The programming of software algorithms into FPGA hardware has traditionally required specific knowledge of hardware design methods, including the use of hardware description languages such as VHDL or Verilog. While these methods may be productive for hardware designers, they are typically not suitable for embedded systems programmers, domain scientists and higher level software programmers.
Fortunately, software-to-hardware tools now exist that allow software programmers to describe their algorithms using more familiar methods and standard programming languages. For example, using a C-to-FPGA compiler tool, an application and its key algorithms can be described in standard C with the addition of relatively simple library functions to specify inter-process communications. The critical algorithms can then be compiled automatically into HDL representations which are subsequently synthesized into lower level hardware targeting one or more FPGA devices.
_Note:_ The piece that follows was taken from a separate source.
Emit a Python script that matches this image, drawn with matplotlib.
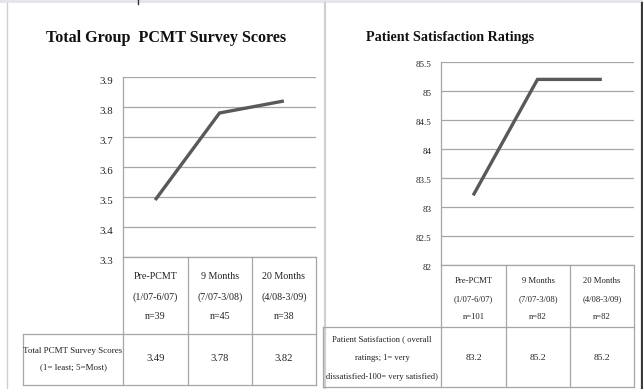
import matplotlib
matplotlib.use("Agg")
import matplotlib.pyplot as plt
from matplotlib.lines import Line2D
from matplotlib.patches import Rectangle
import matplotlib.transforms as mtransforms

# ---- data ----
left_title = "Total Group  PCMT Survey Scores"
left_categories = [["Pre-PCMT", "(1/07-6/07)", "n=39"],
                   ["9 Months", "(7/07-3/08)", "n=45"],
                   ["20 Months", "(4/08-3/09)", "n=38"]]
left_values = [3.49, 3.78, 3.82]
left_value_labels = ["3.49", "3.78", "3.82"]
left_row_label = ["Total PCMT Survey Scores", "(1= least; 5=Most)"]
left_yticks = [3.3, 3.4, 3.5, 3.6, 3.7, 3.8, 3.9]
left_yticklabels = ["3.3", "3.4", "3.5", "3.6", "3.7", "3.8", "3.9"]

right_title = "Patient Satisfaction Ratings"
right_categories = [["Pre-PCMT", "(1/07-6/07)", "n=101"],
                    ["9 Months", "(7/07-3/08)", "n=82"],
                    ["20 Months", "(4/08-3/09)", "n=82"]]
right_values = [83.2, 85.2, 85.2]
right_value_labels = ["83.2", "85.2", "85.2"]
right_row_label = ["Patient Satisfaction ( overall", "ratings; 1= very",
                   "dissatisfied-100= very satisfied)"]
right_yticks = [82, 82.5, 83, 83.5, 84, 84.5, 85, 85.5]
right_yticklabels = ["82", "82.5", "83", "83.5", "84", "84.5", "85", "85.5"]

# ---- figure ----
W, H = 643, 389
DPI = 100
fig = plt.figure(figsize=(W / DPI, H / DPI), dpi=DPI)
fig.patch.set_facecolor("white")
SERIF = "Liberation Serif"
TEXT_C = "#222222"
GRID_C = "#a6a6a6"
LINE_C = "#595959"

# pixel -> figure-fraction transform (y measured from top)
px = mtransforms.Affine2D().scale(1 / W, -1 / H).translate(0, 1) + fig.transFigure


def hline(x0, x1, y, color=GRID_C, lw=0.9):
    fig.add_artist(Line2D([x0, x1], [y, y], transform=px, color=color, lw=lw))


def vline(x, y0, y1, color=GRID_C, lw=0.9):
    fig.add_artist(Line2D([x, x], [y0, y1], transform=px, color=color, lw=lw))


def text(x, y, s, size=8, ha="center", **kw):
    fig.text(x, y, s, transform=px, ha=ha, va="center", fontsize=size,
             family=SERIF, color=TEXT_C, **kw)


# panel frame
fig.add_artist(Rectangle((0, 0), W, 3, transform=px, color="#e4e6ea", lw=0))
vline(137.5, 0, 4, color="#333333", lw=1)
vline(7, 3, H, color="#cfcfcf", lw=1)
vline(324.5, 3, H, color="#d0d0d0", lw=1.6)
vline(641.5, 3, H, color="#3a3a3a", lw=1.6)


def make_panel(ax_box, ylim, yticks, yticklabels, values, title, title_xy,
               title_size, categories, cat_cols, cat_y, cat_size, row_box,
               row_label, row_label_y, row_label_size, value_labels, value_y,
               value_size, label_dy, tick_size):
    x0, y0, x1, y1 = ax_box
    ax = fig.add_axes([x0 / W, 1 - y1 / H, (x1 - x0) / W, (y1 - y0) / H])
    ax.set_xlim(-0.5, 2.5)
    ax.set_ylim(*ylim)
    ax.set_yticks(yticks)
    ax.set_yticklabels(yticklabels)
    ax.set_xticks([])
    ax.tick_params(axis="y", length=0, pad=7, labelsize=tick_size,
                   labelcolor=TEXT_C)
    for lab in ax.get_yticklabels():
        lab.set_family(SERIF)
        lab.set_transform(lab.get_transform() +
                          mtransforms.ScaledTranslation(0, -label_dy / DPI,
                                                        fig.dpi_scale_trans))
    ax.grid(axis="y", color=GRID_C, lw=0.9)
    ax.set_axisbelow(True)
    for s in ["top", "right", "bottom"]:
        ax.spines[s].set_visible(False)
    ax.spines["left"].set_color(GRID_C)
    ax.spines["left"].set_linewidth(0.9)
    ax.patch.set_alpha(0)
    ax.plot(range(len(values)), values, color=LINE_C, lw=2.4,
            solid_capstyle="butt", solid_joinstyle="miter", clip_on=False)

    fig.text(title_xy[0], title_xy[1], title, transform=px, ha="center",
             va="center", fontsize=title_size, family=SERIF,
             fontweight="bold", color="#111111")

    # data table under the axes
    cx = cat_cols
    hline(cx[0], cx[-1], y1)
    for c in cx:
        vline(c, y1, row_box[3])
    rx0, ry0, rx1, ry1 = row_box
    hline(rx0, cx[-1], ry0)
    hline(rx0, cx[-1], ry1)
    vline(rx0, ry0, ry1)
    for i, lines in enumerate(categories):
        mid = (cx[i] + cx[i + 1]) / 2
        for s, yy in zip(lines, cat_y):
            text(mid, yy, s, size=cat_size)
        text(mid, value_y, value_labels[i], size=value_size)
    for s, yy in zip(row_label, row_label_y):
        text((rx0 + rx1) / 2, yy, s, size=row_label_size)
    return ax


make_panel(ax_box=(123, 77, 316, 257), ylim=(3.3, 3.9),
           yticks=left_yticks, yticklabels=left_yticklabels,
           values=left_values, title=left_title, title_xy=(166, 38),
           title_size=11.6, categories=left_categories,
           cat_cols=[123, 188, 252, 316], cat_y=[277, 297, 317], cat_size=7.2,
           row_box=(23, 334, 123, 385), row_label=left_row_label,
           row_label_y=[351, 367], row_label_size=6.5,
           value_labels=left_value_labels, value_y=359, value_size=7.6,
           label_dy=4, tick_size=7.8)

make_panel(ax_box=(441, 62, 634, 265), ylim=(82, 85.5),
           yticks=right_yticks, yticklabels=right_yticklabels,
           values=right_values, title=right_title, title_xy=(450, 38),
           title_size=10.2, categories=right_categories,
           cat_cols=[441, 506, 570, 634], cat_y=[281, 299, 317], cat_size=6.2,
           row_box=(323, 327, 441, 387), row_label=right_row_label,
           row_label_y=[339, 358, 377], row_label_size=6.2,
           value_labels=right_value_labels, value_y=358, value_size=6.8,
           label_dy=2, tick_size=6.5)

fig.savefig("out.png", dpi=DPI, facecolor="white")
While a certain level of FPGA knowledge and in-depth hardware understanding may still be required to optimize the application for the highest possible performance, the formulation of the algorithm, the initial testing and the prototype hardware generation can now be left to a software programmer.
Using standard C for application development has many advantages, not the least of which is the opportunity to use iterative, software-oriented methods of design optimization and debugging. With the Impulse C tools, for example, both hardware and software elements of the complete application can be described, partitioned and debugged using standard C programming tools such as GCC and GDB or environments such as Microsoft Visual Studio. During this process, the application programmer can make use of familiar C-code optimizations to increase performance without having FPGA-specific hardware knowledge.